Yep. We get it.
You can buy a whole lot of Aritzia's latest collection with $2380. Or a whole lot of groceries and rent.
This is not an insignificant amount of money. If you're going to invest this kind of cash, it had better net you some returns.
The good news is, investing in leveling-up your career skills is the kind of expenditure that legitimately can lead to more money in your pocket down the line. Let me tell you a story to illustrate what I mean:
I (Holly) remember the time several years ago that I finally decided to hire a negotiation coach to help me get a higher salary on a job offer. It cost me $500, and it was the most money I had spent on my career outside of my university degree. I was so stressed out that I couldn't stop the chorus of doubt in my mind: Would it be worth it? What if I didn't learn anything and just regretted spending this lavishly on something useless for the rest of my life? I let the doubts echo around in my mind, and tried to learn as much as possible.
Over 10 days, I learned as much as I possibly could about negotiation and then tried it out on the company that was trying to hire me. They gave me an insultingly low initial offer -- literally 60k below my previous salary. I used every trick I learned and got the salary up by 10k. Not bad.

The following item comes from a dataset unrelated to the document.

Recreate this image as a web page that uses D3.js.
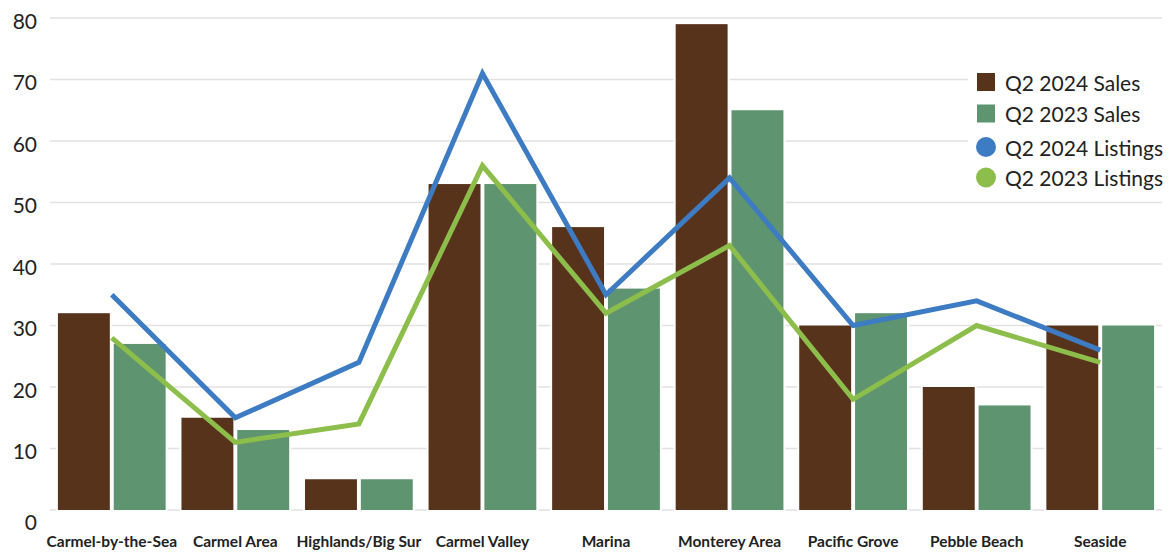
<!DOCTYPE html>
<html>
<head>
<meta charset="utf-8">
<script src="https://cdn.jsdelivr.net/npm/d3@7"></script>
<style>
  html, body { margin: 0; padding: 0; background: #fff; }
  svg { display: block; }
  text { font-family: Lato, "Open Sans", sans-serif; fill: #222; }
</style>
</head>
<body>
<div id="chart"></div>
<script>
const categories = ['Carmel-by-the-Sea', 'Carmel Area', 'Highlands/Big Sur', 'Carmel Valley', 'Marina',
    'Monterey Area', 'Pacific Grove', 'Pebble Beach', 'Seaside'];
const sales2024 = [32, 15, 5, 53, 46, 79, 30, 20, 30];
const sales2023 = [27, 13, 5, 53, 36, 65, 32, 17, 30];
const listings2024 = [35, 15, 24, 71, 35, 54, 30, 34, 26];
const listings2023 = [28, 11, 14, 56, 32, 43, 18, 30, 24];
const yTicks = [0, 10, 20, 30, 40, 50, 60, 70, 80];

const barSeries = [
    { name: 'Q2 2024 Sales', values: sales2024, color: '#58331c' },
    { name: 'Q2 2023 Sales', values: sales2023, color: '#5f9470' }
];
const lineSeries = [
    { name: 'Q2 2024 Listings', values: listings2024, color: '#3d7cc2' },
    { name: 'Q2 2023 Listings', values: listings2023, color: '#8dbe4c' }
];

const width = 1171, height = 556;
const svg = d3.select('#chart').append('svg')
    .attr('width', width)
    .attr('height', height);

const x = d3.scaleBand()
    .domain(categories)
    .range([50, 1162])
    .paddingInner(0.128)
    .paddingOuter(0.064);
const xSub = d3.scaleBand()
    .domain(barSeries.map(s => s.name))
    .range([0, x.bandwidth()])
    .paddingInner(0.07);
const y = d3.scaleLinear()
    .domain([0, 80])
    .range([510, 18]);

// gridlines
svg.append('g')
    .selectAll('line')
    .data(yTicks)
    .join('line')
    .attr('x1', 50)
    .attr('x2', 1162)
    .attr('y1', d => y(d))
    .attr('y2', d => y(d))
    .attr('stroke', '#e2e2e2')
    .attr('stroke-width', 1.5);

// y labels
svg.append('g')
    .selectAll('text')
    .data(yTicks)
    .join('text')
    .attr('x', 37)
    .attr('y', d => y(d) + (d === 0 ? 11 : 2))
    .attr('text-anchor', 'end')
    .attr('dominant-baseline', 'central')
    .style('font-size', '21px')
    .text(d => d);

// bars
const groups = svg.append('g')
    .selectAll('g')
    .data(categories)
    .join('g')
    .attr('transform', d => `translate(${x(d)},0)`);
groups.selectAll('rect')
    .data((d, i) => barSeries.map(s => ({ name: s.name, value: s.values[i], color: s.color })))
    .join('rect')
    .attr('x', d => xSub(d.name))
    .attr('width', xSub.bandwidth())
    .attr('y', d => y(d.value))
    .attr('height', d => y(0) - y(d.value))
    .attr('fill', d => d.color)
    .attr('stroke', '#fff')
    .attr('stroke-width', 4)
    .style('paint-order', 'stroke');

// listing lines
const line = d3.line()
    .x((d, i) => x(categories[i]) + x.bandwidth() / 2)
    .y(d => y(d));
svg.append('g')
    .selectAll('path')
    .data(lineSeries)
    .join('path')
    .attr('d', d => line(d.values))
    .attr('fill', 'none')
    .attr('stroke', d => d.color)
    .attr('stroke-width', 5)
    .attr('stroke-linejoin', 'miter');

// x labels
svg.append('g')
    .selectAll('text')
    .data(categories)
    .join('text')
    .attr('x', d => x(d) + x.bandwidth() / 2)
    .attr('y', 541)
    .attr('text-anchor', 'middle')
    .attr('dominant-baseline', 'central')
    .style('font-size', '15.5px')
    .style('font-weight', 'bold')
    .text(d => d);

// legend
const legend = svg.append('g');
legend.append('rect')
    .attr('x', 968).attr('y', 64)
    .attr('width', 203).attr('height', 128)
    .attr('fill', '#fff');
const legendRows = [
    ...barSeries.map(s => ({ name: s.name, color: s.color, shape: 'square' })),
    ...lineSeries.map(s => ({ name: s.name, color: s.color, shape: 'circle' }))
];
const rowY = [82, 113.5, 147, 177.5];
const item = legend.selectAll('g')
    .data(legendRows)
    .join('g')
    .attr('transform', (d, i) => `translate(986,${rowY[i]})`);
item.filter(d => d.shape === 'square')
    .append('rect')
    .attr('x', -9).attr('y', -9)
    .attr('width', 18).attr('height', 18)
    .attr('fill', d => d.color);
item.filter(d => d.shape === 'circle')
    .append('circle')
    .attr('r', 10)
    .attr('fill', d => d.color);
item.append('text')
    .attr('x', 19)
    .attr('dominant-baseline', 'central')
    .style('font-size', '21px')
    .text(d => d.name);
</script>
</body>
</html>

Now, 10k's a lot of money (especially compared to the $500 I shelled out to learn how to make it happen!). But it isn't much in the face of a 60k shortfall. After all that effort -- and my $500! -- I didn't take the job.
Ouch, right?
WRONG-O, friends! While not taking the job stung in the moment, I got to keep using those skills again and again and again throughout my career. Today I use those exact same skills to help my clients get raises.
In the last three years, I've helped my clients get a literal quarter of a million dollars more pay.
Not a bad return on $500, if I do say so myself. And just imagine what those numbers will look like over the next 20 years.
Want the icing on the cake? Everything I teach my clients -- all the techniques that helped them get $270k -- is what we teach in this program.
Good negotiating isn't just about writing numbers on a piece of paper and passing it back and forth across a table while exchanging icy lawyer-like glares. It's about positioning your skills, projects, and ideas as generating enough money for the company that the extra money they pay you is worth it.
This program will help you position your skills as valuable, but it'll also help you talk people into you doing more high-value work in the first place. Learning these skills are like compound interest, but for your career.
So that's why it's so damn expensive. Because learning these skills will literally make you (and your company) tens upon tens of thousands of dollars.